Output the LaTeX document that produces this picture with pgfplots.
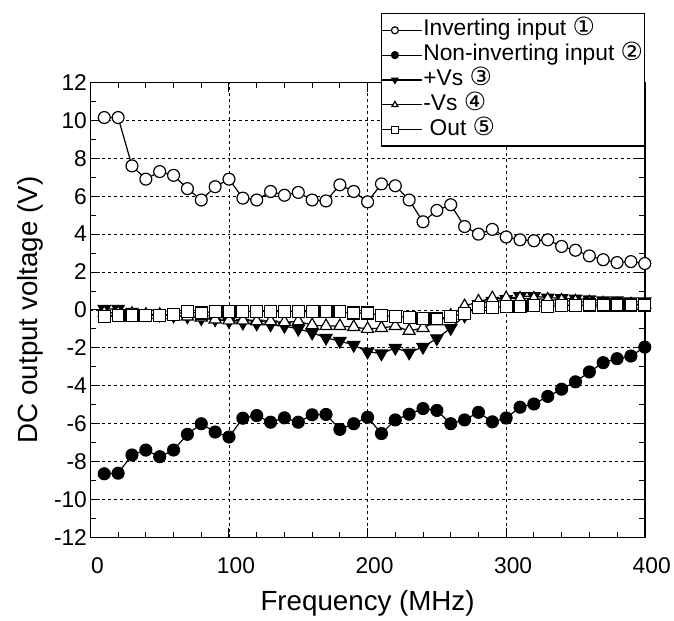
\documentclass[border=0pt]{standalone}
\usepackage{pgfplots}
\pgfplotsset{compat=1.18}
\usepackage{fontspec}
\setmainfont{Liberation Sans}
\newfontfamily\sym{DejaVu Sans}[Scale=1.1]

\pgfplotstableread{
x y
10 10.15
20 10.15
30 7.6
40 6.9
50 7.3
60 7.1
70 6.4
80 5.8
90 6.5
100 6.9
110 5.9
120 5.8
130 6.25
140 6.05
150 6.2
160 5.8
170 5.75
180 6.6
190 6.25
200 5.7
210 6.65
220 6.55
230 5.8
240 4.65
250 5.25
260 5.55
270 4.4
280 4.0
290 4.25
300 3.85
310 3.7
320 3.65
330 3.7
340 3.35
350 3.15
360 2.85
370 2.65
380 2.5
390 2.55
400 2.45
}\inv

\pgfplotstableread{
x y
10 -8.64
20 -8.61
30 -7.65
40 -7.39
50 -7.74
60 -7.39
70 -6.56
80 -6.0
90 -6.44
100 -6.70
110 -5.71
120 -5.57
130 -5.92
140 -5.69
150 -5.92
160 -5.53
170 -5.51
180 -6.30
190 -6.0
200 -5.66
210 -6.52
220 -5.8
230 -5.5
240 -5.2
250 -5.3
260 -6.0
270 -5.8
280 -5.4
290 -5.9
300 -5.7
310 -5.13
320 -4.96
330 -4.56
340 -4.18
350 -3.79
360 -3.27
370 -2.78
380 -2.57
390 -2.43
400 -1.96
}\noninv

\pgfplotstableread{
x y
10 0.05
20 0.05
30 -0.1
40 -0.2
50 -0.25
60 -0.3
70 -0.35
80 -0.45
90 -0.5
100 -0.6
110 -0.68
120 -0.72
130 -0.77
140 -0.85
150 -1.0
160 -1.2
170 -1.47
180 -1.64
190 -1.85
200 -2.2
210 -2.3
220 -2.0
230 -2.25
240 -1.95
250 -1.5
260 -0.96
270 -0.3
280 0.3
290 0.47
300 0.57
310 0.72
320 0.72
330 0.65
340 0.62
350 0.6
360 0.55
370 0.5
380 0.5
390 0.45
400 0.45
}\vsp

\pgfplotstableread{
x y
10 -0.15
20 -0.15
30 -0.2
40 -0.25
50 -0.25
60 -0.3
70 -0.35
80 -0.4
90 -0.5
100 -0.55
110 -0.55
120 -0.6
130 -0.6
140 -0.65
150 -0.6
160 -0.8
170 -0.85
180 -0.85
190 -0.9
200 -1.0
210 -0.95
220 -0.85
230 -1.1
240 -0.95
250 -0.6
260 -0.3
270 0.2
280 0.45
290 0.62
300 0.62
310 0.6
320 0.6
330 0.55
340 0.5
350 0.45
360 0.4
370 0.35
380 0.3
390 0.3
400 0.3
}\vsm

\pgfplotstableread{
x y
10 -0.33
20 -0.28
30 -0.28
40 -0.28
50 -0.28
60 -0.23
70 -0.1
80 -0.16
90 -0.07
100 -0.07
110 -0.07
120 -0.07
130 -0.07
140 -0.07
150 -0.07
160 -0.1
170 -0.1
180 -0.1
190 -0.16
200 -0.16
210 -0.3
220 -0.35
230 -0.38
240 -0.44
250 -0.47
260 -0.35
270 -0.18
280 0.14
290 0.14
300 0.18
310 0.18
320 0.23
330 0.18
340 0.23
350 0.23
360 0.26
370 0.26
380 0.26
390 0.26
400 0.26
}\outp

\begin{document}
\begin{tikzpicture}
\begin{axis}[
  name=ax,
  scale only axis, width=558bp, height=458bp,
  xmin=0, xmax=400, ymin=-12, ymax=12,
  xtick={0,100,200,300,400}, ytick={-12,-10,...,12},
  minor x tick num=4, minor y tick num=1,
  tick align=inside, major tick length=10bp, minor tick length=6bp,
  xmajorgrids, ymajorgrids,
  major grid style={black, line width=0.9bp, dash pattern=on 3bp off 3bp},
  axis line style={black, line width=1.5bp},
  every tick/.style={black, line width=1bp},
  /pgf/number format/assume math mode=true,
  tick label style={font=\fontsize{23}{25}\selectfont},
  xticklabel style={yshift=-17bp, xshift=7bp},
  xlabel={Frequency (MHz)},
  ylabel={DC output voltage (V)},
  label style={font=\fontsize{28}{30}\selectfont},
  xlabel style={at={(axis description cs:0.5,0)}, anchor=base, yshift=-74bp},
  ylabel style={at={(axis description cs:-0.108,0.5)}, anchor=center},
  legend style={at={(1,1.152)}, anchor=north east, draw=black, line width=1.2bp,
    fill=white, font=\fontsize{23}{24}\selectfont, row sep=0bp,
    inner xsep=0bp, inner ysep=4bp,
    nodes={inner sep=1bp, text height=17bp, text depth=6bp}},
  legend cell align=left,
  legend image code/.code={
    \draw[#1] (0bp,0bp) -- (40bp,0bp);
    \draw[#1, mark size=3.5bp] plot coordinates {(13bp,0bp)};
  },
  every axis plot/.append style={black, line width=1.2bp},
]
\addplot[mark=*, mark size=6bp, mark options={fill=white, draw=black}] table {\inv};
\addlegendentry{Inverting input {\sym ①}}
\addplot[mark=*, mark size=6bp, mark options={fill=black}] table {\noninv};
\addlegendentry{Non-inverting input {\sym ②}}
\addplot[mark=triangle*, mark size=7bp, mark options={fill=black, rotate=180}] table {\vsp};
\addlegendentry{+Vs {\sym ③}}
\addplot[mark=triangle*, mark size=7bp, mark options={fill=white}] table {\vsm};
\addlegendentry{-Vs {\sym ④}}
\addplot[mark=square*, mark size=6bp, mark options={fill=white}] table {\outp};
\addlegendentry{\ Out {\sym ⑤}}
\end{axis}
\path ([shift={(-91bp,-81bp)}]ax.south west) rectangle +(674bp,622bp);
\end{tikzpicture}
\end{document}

_ _ _

**What the task requires**
Set every line down exactly as written, leaving each picture out.

**Final result**
Output the LaTeX document that produces this picture with pgfplots.
\documentclass[border=0pt]{standalone}
\usepackage{pgfplots}
\pgfplotsset{compat=1.18}
\usepackage{fontspec}
\setmainfont{Liberation Sans}
\newfontfamily\sym{DejaVu Sans}[Scale=1.1]

\pgfplotstableread{
x y
10 10.15
20 10.15
30 7.6
40 6.9
50 7.3
60 7.1
70 6.4
80 5.8
90 6.5
100 6.9
110 5.9
120 5.8
130 6.25
140 6.05
150 6.2
160 5.8
170 5.75
180 6.6
190 6.25
200 5.7
210 6.65
220 6.55
230 5.8
240 4.65
250 5.25
260 5.55
270 4.4
280 4.0
290 4.25
300 3.85
310 3.7
320 3.65
330 3.7
340 3.35
350 3.15
360 2.85
370 2.65
380 2.5
390 2.55
400 2.45
}\inv

\pgfplotstableread{
x y
10 -8.64
20 -8.61
30 -7.65
40 -7.39
50 -7.74
60 -7.39
70 -6.56
80 -6.0
90 -6.44
100 -6.70
110 -5.71
120 -5.57
130 -5.92
140 -5.69
150 -5.92
160 -5.53
170 -5.51
180 -6.30
190 -6.0
200 -5.66
210 -6.52
220 -5.8
230 -5.5
240 -5.2
250 -5.3
260 -6.0
270 -5.8
280 -5.4
290 -5.9
300 -5.7
310 -5.13
320 -4.96
330 -4.56
340 -4.18
350 -3.79
360 -3.27
370 -2.78
380 -2.57
390 -2.43
400 -1.96
}\noninv

\pgfplotstableread{
x y
10 0.05
20 0.05
30 -0.1
40 -0.2
50 -0.25
60 -0.3
70 -0.35
80 -0.45
90 -0.5
100 -0.6
110 -0.68
120 -0.72
130 -0.77
140 -0.85
150 -1.0
160 -1.2
170 -1.47
180 -1.64
190 -1.85
200 -2.2
210 -2.3
220 -2.0
230 -2.25
240 -1.95
250 -1.5
260 -0.96
270 -0.3
280 0.3
290 0.47
300 0.57
310 0.72
320 0.72
330 0.65
340 0.62
350 0.6
360 0.55
370 0.5
380 0.5
390 0.45
400 0.45
}\vsp

\pgfplotstableread{
x y
10 -0.15
20 -0.15
30 -0.2
40 -0.25
50 -0.25
60 -0.3
70 -0.35
80 -0.4
90 -0.5
100 -0.55
110 -0.55
120 -0.6
130 -0.6
140 -0.65
150 -0.6
160 -0.8
170 -0.85
180 -0.85
190 -0.9
200 -1.0
210 -0.95
220 -0.85
230 -1.1
240 -0.95
250 -0.6
260 -0.3
270 0.2
280 0.45
290 0.62
300 0.62
310 0.6
320 0.6
330 0.55
340 0.5
350 0.45
360 0.4
370 0.35
380 0.3
390 0.3
400 0.3
}\vsm

\pgfplotstableread{
x y
10 -0.33
20 -0.28
30 -0.28
40 -0.28
50 -0.28
60 -0.23
70 -0.1
80 -0.16
90 -0.07
100 -0.07
110 -0.07
120 -0.07
130 -0.07
140 -0.07
150 -0.07
160 -0.1
170 -0.1
180 -0.1
190 -0.16
200 -0.16
210 -0.3
220 -0.35
230 -0.38
240 -0.44
250 -0.47
260 -0.35
270 -0.18
280 0.14
290 0.14
300 0.18
310 0.18
320 0.23
330 0.18
340 0.23
350 0.23
360 0.26
370 0.26
380 0.26
390 0.26
400 0.26
}\outp

\begin{document}
\begin{tikzpicture}
\begin{axis}[
  name=ax,
  scale only axis, width=558bp, height=458bp,
  xmin=0, xmax=400, ymin=-12, ymax=12,
  xtick={0,100,200,300,400}, ytick={-12,-10,...,12},
  minor x tick num=4, minor y tick num=1,
  tick align=inside, major tick length=10bp, minor tick length=6bp,
  xmajorgrids, ymajorgrids,
  major grid style={black, line width=0.9bp, dash pattern=on 3bp off 3bp},
  axis line style={black, line width=1.5bp},
  every tick/.style={black, line width=1bp},
  /pgf/number format/assume math mode=true,
  tick label style={font=\fontsize{23}{25}\selectfont},
  xticklabel style={yshift=-17bp, xshift=7bp},
  xlabel={Frequency (MHz)},
  ylabel={DC output voltage (V)},
  label style={font=\fontsize{28}{30}\selectfont},
  xlabel style={at={(axis description cs:0.5,0)}, anchor=base, yshift=-74bp},
  ylabel style={at={(axis description cs:-0.108,0.5)}, anchor=center},
  legend style={at={(1,1.152)}, anchor=north east, draw=black, line width=1.2bp,
    fill=white, font=\fontsize{23}{24}\selectfont, row sep=0bp,
    inner xsep=0bp, inner ysep=4bp,
    nodes={inner sep=1bp, text height=17bp, text depth=6bp}},
  legend cell align=left,
  legend image code/.code={
    \draw[#1] (0bp,0bp) -- (40bp,0bp);
    \draw[#1, mark size=3.5bp] plot coordinates {(13bp,0bp)};
  },
  every axis plot/.append style={black, line width=1.2bp},
]
\addplot[mark=*, mark size=6bp, mark options={fill=white, draw=black}] table {\inv};
\addlegendentry{Inverting input {\sym ①}}
\addplot[mark=*, mark size=6bp, mark options={fill=black}] table {\noninv};
\addlegendentry{Non-inverting input {\sym ②}}
\addplot[mark=triangle*, mark size=7bp, mark options={fill=black, rotate=180}] table {\vsp};
\addlegendentry{+Vs {\sym ③}}
\addplot[mark=triangle*, mark size=7bp, mark options={fill=white}] table {\vsm};
\addlegendentry{-Vs {\sym ④}}
\addplot[mark=square*, mark size=6bp, mark options={fill=white}] table {\outp};
\addlegendentry{\ Out {\sym ⑤}}
\end{axis}
\path ([shift={(-91bp,-81bp)}]ax.south west) rectangle +(674bp,622bp);
\end{tikzpicture}
\end{document}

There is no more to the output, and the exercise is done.